# [What you should do]
In how many lines does the string "this" appear? Answer with the number only.

# [Supplied information]
⁂
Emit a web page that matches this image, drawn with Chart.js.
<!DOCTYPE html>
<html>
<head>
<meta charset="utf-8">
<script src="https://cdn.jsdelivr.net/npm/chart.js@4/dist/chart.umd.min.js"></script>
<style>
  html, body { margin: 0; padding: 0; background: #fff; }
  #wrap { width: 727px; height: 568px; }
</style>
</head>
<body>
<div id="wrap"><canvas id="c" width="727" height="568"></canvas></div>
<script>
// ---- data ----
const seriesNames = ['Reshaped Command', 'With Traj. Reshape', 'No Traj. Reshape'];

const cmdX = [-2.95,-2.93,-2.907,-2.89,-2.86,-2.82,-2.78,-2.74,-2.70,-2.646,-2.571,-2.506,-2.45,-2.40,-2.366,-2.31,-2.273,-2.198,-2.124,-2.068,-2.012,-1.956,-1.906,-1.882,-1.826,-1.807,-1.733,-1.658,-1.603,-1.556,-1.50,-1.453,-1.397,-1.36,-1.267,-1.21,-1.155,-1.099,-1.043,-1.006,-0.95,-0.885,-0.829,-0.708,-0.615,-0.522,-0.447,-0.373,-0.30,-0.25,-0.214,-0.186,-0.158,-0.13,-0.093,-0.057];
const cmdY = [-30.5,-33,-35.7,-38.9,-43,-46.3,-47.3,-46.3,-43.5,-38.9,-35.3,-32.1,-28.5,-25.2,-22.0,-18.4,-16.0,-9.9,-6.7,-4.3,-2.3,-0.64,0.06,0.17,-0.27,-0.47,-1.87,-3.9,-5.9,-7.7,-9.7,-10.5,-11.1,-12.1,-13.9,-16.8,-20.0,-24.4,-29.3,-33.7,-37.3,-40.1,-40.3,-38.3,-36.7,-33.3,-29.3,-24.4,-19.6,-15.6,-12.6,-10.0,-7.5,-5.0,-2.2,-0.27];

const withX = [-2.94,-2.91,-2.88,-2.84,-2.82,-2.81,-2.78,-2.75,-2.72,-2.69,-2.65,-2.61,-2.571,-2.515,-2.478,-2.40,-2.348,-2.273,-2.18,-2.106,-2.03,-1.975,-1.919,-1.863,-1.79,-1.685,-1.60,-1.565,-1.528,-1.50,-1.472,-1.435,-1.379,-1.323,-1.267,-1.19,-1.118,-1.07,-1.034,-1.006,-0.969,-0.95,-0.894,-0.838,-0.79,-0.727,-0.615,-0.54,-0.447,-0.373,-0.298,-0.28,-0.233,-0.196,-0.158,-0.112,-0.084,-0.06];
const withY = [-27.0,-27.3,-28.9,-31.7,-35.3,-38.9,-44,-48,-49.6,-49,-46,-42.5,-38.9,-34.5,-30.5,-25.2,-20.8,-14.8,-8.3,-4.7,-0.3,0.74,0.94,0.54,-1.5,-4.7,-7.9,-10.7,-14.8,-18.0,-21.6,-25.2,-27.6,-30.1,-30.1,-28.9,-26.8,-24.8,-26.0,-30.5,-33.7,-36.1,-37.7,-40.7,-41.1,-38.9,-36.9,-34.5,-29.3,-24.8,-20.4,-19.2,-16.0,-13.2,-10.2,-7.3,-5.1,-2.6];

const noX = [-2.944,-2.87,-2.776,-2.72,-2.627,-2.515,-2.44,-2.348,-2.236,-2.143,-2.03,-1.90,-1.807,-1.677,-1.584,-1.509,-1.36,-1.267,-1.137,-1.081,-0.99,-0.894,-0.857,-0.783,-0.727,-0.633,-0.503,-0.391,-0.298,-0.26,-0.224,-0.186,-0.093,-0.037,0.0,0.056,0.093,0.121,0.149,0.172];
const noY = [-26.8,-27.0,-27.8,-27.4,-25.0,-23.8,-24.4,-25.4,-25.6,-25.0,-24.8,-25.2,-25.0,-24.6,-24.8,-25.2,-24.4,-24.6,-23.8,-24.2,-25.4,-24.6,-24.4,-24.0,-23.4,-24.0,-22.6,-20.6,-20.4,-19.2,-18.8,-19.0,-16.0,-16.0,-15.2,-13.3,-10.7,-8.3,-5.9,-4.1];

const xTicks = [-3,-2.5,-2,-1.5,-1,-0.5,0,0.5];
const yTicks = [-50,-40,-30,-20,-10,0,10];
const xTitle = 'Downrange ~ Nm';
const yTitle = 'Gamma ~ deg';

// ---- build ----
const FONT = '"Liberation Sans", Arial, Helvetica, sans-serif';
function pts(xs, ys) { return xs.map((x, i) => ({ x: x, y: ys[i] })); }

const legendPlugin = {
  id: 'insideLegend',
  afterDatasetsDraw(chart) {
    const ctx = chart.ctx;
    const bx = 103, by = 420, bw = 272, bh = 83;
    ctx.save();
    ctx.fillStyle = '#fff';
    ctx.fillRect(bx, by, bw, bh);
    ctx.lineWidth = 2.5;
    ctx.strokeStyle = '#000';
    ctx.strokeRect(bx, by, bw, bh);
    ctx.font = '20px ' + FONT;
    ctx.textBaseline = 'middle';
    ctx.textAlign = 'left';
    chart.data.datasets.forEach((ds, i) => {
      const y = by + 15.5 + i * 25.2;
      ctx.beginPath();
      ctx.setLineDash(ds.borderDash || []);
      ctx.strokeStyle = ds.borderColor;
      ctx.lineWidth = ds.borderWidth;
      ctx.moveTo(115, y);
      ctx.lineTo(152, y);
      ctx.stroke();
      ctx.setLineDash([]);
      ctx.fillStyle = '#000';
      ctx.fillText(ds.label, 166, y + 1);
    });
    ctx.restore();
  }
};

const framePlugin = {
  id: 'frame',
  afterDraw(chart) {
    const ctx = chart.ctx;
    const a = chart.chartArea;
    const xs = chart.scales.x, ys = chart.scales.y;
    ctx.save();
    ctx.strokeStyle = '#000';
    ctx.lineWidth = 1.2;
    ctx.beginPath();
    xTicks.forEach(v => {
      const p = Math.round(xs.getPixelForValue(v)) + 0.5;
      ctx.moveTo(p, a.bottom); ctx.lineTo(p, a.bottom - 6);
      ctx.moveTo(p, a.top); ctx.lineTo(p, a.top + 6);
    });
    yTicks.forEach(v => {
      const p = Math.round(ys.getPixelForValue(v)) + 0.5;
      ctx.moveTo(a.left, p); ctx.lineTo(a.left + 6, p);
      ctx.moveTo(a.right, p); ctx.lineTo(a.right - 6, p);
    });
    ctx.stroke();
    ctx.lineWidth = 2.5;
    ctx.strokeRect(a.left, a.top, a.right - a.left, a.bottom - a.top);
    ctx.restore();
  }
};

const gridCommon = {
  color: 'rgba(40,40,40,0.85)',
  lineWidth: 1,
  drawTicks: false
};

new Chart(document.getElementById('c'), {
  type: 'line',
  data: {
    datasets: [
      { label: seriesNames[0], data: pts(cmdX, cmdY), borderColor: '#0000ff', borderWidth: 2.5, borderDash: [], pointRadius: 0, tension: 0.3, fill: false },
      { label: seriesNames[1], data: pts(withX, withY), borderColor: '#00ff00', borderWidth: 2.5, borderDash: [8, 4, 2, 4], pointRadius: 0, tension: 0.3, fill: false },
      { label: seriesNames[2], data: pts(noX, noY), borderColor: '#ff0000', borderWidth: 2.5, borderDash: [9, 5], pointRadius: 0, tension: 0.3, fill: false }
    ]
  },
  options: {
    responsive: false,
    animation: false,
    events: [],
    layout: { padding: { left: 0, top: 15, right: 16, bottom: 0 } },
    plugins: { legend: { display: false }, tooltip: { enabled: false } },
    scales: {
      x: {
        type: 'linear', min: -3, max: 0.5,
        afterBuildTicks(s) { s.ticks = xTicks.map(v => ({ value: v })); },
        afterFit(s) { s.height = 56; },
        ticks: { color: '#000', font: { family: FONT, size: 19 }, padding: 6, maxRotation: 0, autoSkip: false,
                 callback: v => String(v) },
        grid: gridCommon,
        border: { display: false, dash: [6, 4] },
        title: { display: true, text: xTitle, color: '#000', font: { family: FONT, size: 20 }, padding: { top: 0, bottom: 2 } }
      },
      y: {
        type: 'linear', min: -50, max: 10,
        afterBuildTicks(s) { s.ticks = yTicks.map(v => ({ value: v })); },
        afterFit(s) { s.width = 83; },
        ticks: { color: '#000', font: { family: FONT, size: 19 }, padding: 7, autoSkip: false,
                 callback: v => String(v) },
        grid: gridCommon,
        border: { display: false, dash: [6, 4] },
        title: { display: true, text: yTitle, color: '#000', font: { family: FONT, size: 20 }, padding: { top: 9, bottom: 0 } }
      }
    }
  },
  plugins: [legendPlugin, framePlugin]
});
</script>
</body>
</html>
⁂
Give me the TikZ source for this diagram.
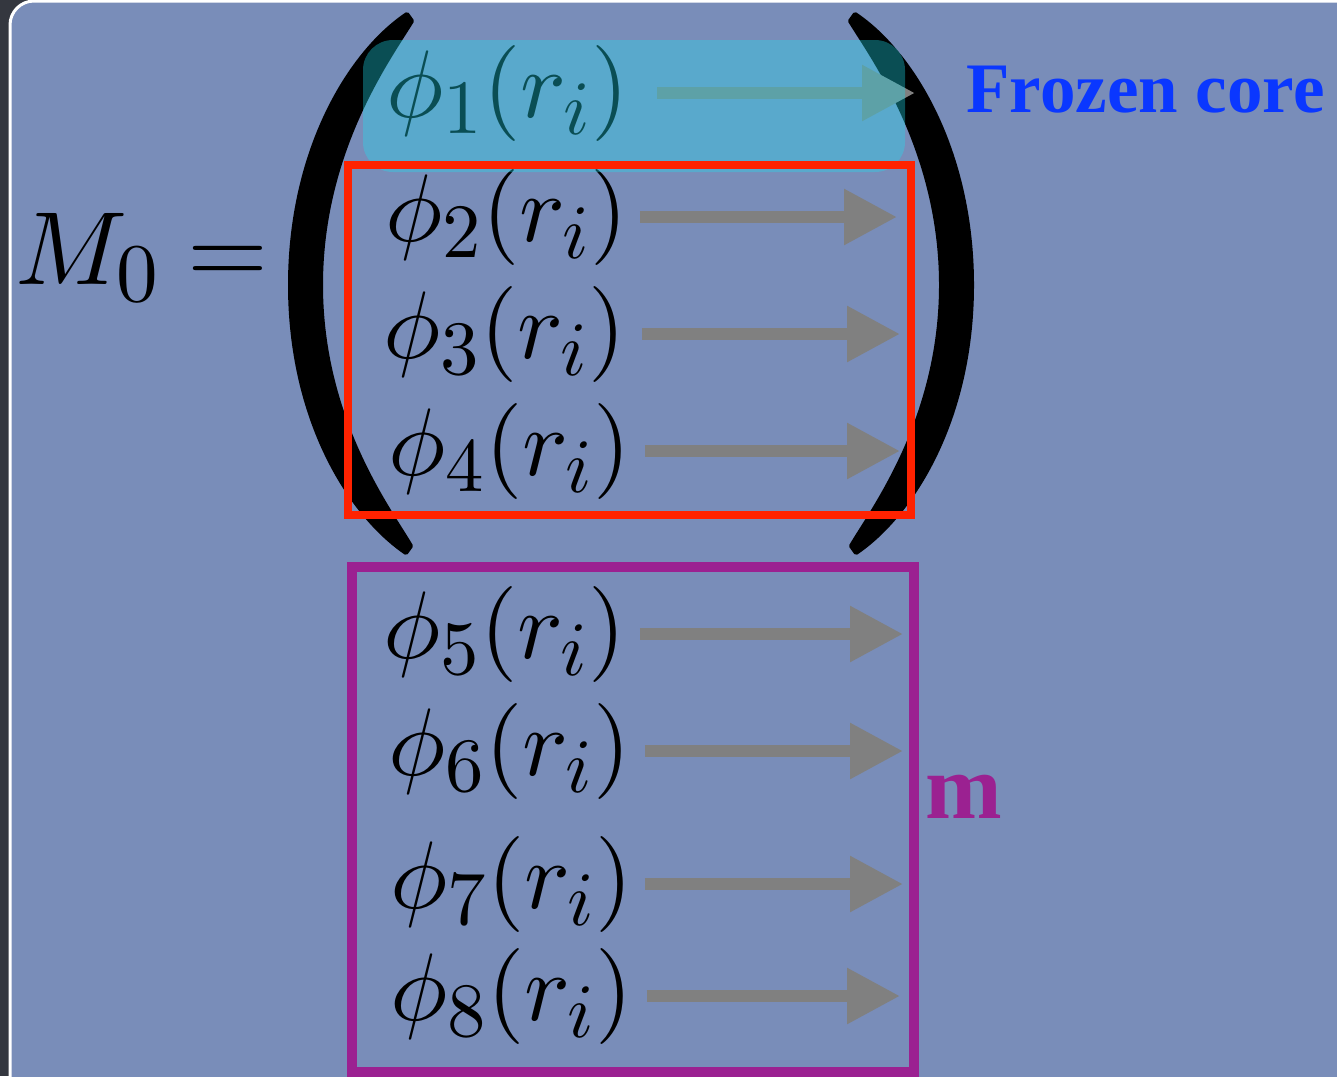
⁂
# [Exercise response]
2